---------- Records ----------

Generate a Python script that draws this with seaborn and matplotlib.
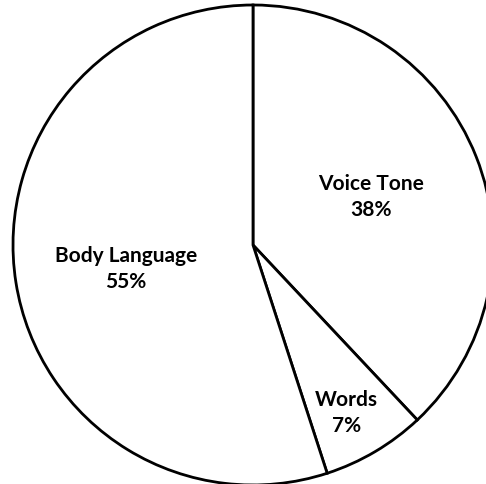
import matplotlib
matplotlib.use("Agg")
import matplotlib.pyplot as plt
import seaborn as sns

# Data
labels = ["Voice Tone", "Words", "Body Language"]
shares = [38, 7, 55]

# where each label sits (data units, pie radius = 1)
label_pos = [(0.49, 0.20), (0.39, -0.70), (-0.53, -0.10)]

sns.set_theme(style="white")
plt.rcParams["font.family"] = ["Lato", "DejaVu Sans"]

fig = plt.figure(figsize=(4.86, 4.84), dpi=100)
ax = fig.add_axes([0, 0, 1, 1])

ax.pie(
    shares,
    startangle=90,
    counterclock=False,
    colors=["white"] * len(shares),
    wedgeprops=dict(edgecolor="black", linewidth=2.0),
    radius=1.0,
)

for name, val, (x, y) in zip(labels, shares, label_pos):
    ax.text(x, y, f"{name}\n{val}%", ha="center", va="center",
            fontsize=15, fontweight="bold", linespacing=1.4, color="black")

# place the pie like the reference (center ~ (253, 245) px, radius ~240 px)
ax.set_xlim(-253 / 240, (486 - 253) / 240)
ax.set_ylim(-(484 - 245) / 240, 245 / 240)
ax.set_aspect("auto")
ax.axis("off")

fig.savefig("out.png", dpi=100, facecolor="white")
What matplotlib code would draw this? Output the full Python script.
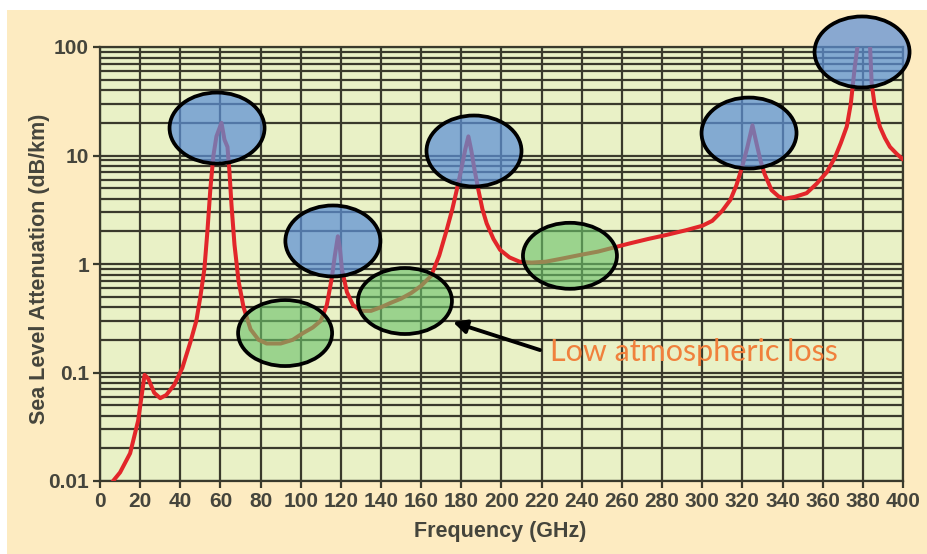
import matplotlib
matplotlib.use("Agg")
import matplotlib.pyplot as plt
from matplotlib.patches import Ellipse, Rectangle
import numpy as np

# attenuation curve (GHz, dB/km)
freq = [6.5, 10, 15, 19, 22.2, 24, 27, 30, 33, 37, 41, 45, 48, 50, 52, 53.5,
        55, 56.5, 58, 60.5, 62, 63.5, 64.5, 65.5, 67, 69, 71.5, 75, 79, 83,
        90, 96, 101, 106, 110, 113, 115.5, 117, 118.5, 119.5, 120.5, 123, 126,
        130, 135, 140, 145, 150, 155, 160, 165, 169, 172.5, 175.5, 177.7, 180,
        182, 183.5, 185, 186.5, 188.5, 190.5, 192.6, 196, 199.3, 204, 209, 215,
        222, 230, 239, 248, 256, 264, 273, 282, 292, 300, 305, 310, 314, 317,
        320, 322.5, 325, 327, 329, 331, 334.5, 338, 341, 346, 352, 357, 362,
        366, 369, 372, 374, 376, 377.3, 380, 383.6, 384.4, 386, 388.5, 391,
        393.5, 397, 400]
atten = [0.01, 0.012, 0.018, 0.036, 0.095, 0.088, 0.065, 0.058, 0.062, 0.077,
         0.11, 0.19, 0.3, 0.5, 0.9, 2.0, 5.0, 10, 15, 20, 14, 12, 7, 3.5, 1.5,
         0.7, 0.4, 0.25, 0.2, 0.185, 0.185, 0.2, 0.23, 0.26, 0.3, 0.42, 0.75,
         1.2, 1.8, 1.4, 0.9, 0.55, 0.42, 0.37, 0.37, 0.40, 0.44, 0.48, 0.54,
         0.63, 0.78, 1.2, 2.0, 3.2, 4.8, 7.5, 11.5, 15, 11, 7.5, 4.8, 3.2, 2.37,
         1.7, 1.35, 1.15, 1.05, 1.03, 1.05, 1.12, 1.21, 1.3, 1.42, 1.55, 1.7,
         1.85, 2.05, 2.25, 2.5, 3.1, 3.9, 5.3, 8, 12, 19, 13, 9, 6.8, 4.8, 4.2,
         4.0, 4.15, 4.5, 5.5, 7, 9.5, 13, 18.5, 30, 66, 100, 250, 100, 46, 28,
         18.4, 14.5, 12, 10.3, 9.2]

# highlighted regions: centre (GHz, dB/km) and kind
blob_f = [58.3, 116, 186.3, 323.3, 379.6, 92.2, 151.9, 234.1]
blob_a = [17.9, 1.63, 11.0, 16.1, 90, 0.231, 0.456, 1.19]
blob_kind = ["peak", "peak", "peak", "peak", "peak", "window", "window", "window"]

xticks = list(range(0, 401, 20))
yticks = [0.01, 0.1, 1, 10, 100]
ylabels = ["0.01", "0.1", "1", "10", "100"]

ink = "#3a3a2c"
txt = "#45453c"

fig = plt.figure(figsize=(9.27, 5.54), dpi=100, facecolor="white")
fig.patches.append(Rectangle((7 / 927, 0), 1, 1 - 10 / 554, transform=fig.transFigure,
                             facecolor="#FDEBC1", edgecolor="none", zorder=-10))
ax = fig.add_axes([100 / 927, 1 - 481 / 554, 803 / 927, 434 / 554])
ax.set_facecolor("#E9F1C6")

ax.plot(freq, atten, color="#E2262A", lw=2.9, zorder=3, solid_capstyle="round",
        solid_joinstyle="round")
ax.set_yscale("log")
ax.set_xlim(0, 400)
ax.set_ylim(0.01, 100)

ax.set_xticks(xticks)
ax.set_yticks(yticks)
ax.set_yticklabels(ylabels)
ax.tick_params(which="major", direction="out", length=5, width=1.6, color=ink,
               labelsize=15, labelcolor=txt, pad=3)
ax.tick_params(which="minor", length=0)
for lab in ax.get_xticklabels() + ax.get_yticklabels():
    lab.set_fontfamily("Liberation Sans")
    lab.set_fontweight("bold")

ax.grid(which="both", axis="y", color=ink, lw=1.6, zorder=1)
ax.grid(which="major", axis="x", color=ink, lw=1.6, zorder=1)
ax.set_axisbelow(True)
for s in ax.spines.values():
    s.set_color(ink)
    s.set_linewidth(1.6)

ax.set_xlabel("Frequency (GHz)", fontsize=15.5, color=txt, family="Liberation Sans",
              fontweight="bold")
ax.set_ylabel("Sea Level Attenuation (dB/km)", fontsize=15.5, color=txt,
              family="Liberation Sans", fontweight="bold")
ax.xaxis.set_label_coords(0.498, -0.092)
ax.yaxis.set_label_coords(-0.062, 0.49)

# ellipses, sized in pixels, placed in axes fraction
for f, a, k in zip(blob_f, blob_a, blob_kind):
    cx = f / 400
    cy = (np.log10(a) + 2) / 4
    if k == "peak":
        fc, w, h = (0.36, 0.56, 0.84, 0.72), 95, 71
    else:
        fc, w, h = (0.42, 0.76, 0.42, 0.62), 94, 66
    ax.add_patch(Ellipse((cx, cy), w / 803, h / 434, transform=ax.transAxes,
                         facecolor=fc, edgecolor="black", lw=2.7, zorder=4,
                         clip_on=False))

ax.annotate("", xy=(175.8, 0.292), xytext=(219.2, 0.161),
            arrowprops=dict(arrowstyle="-|>", color="black", lw=2.8,
                            mutation_scale=20, shrinkA=0, shrinkB=0), zorder=5)
ax.text(224, 0.155, "Low atmospheric loss", color="#F0803C", fontsize=22,
        family="Lato", va="center", ha="left", zorder=5)

fig.savefig("out.png", dpi=100, facecolor=fig.get_facecolor())
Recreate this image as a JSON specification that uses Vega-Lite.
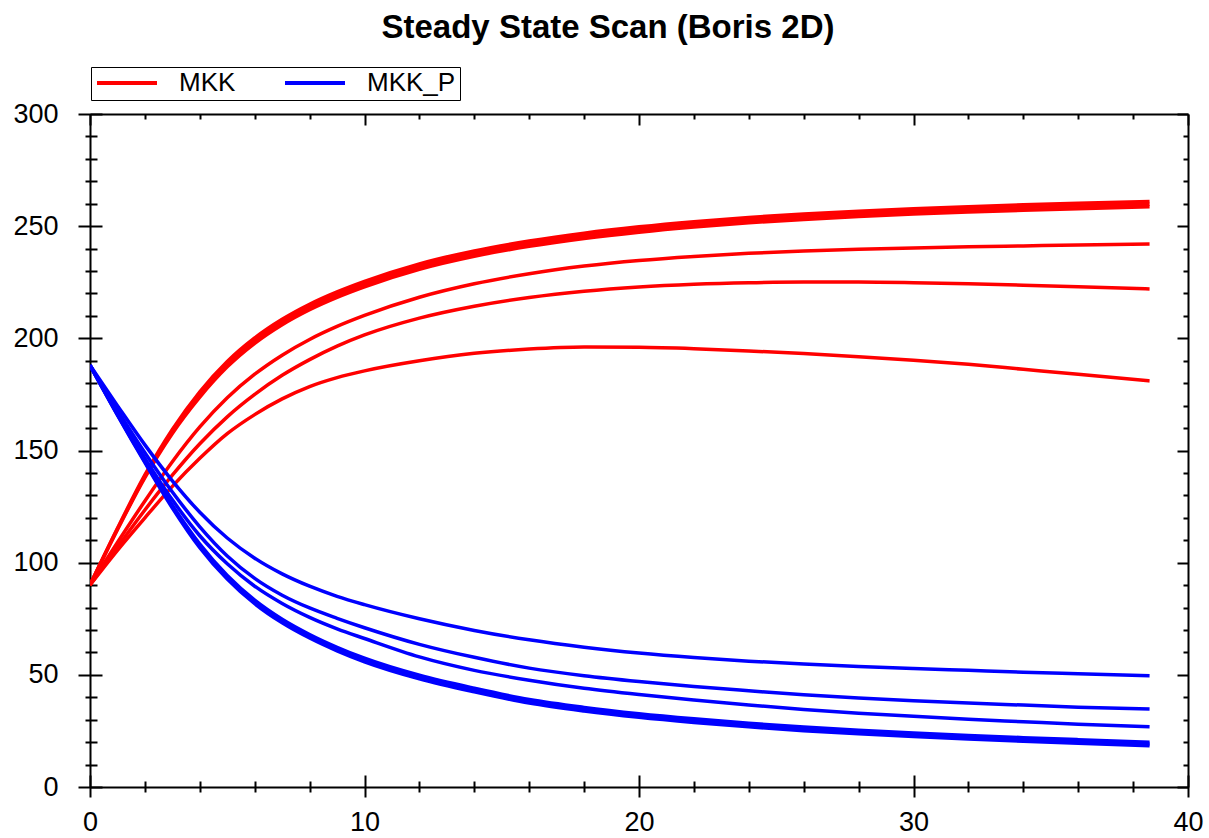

----------

Using the material above, gather every line that includes "this".

Generate a Python script that draws this with seaborn and matplotlib.
What matplotlib code would draw this? Output the full Python script.
Recreate this image as a JSON specification that uses Vega-Lite.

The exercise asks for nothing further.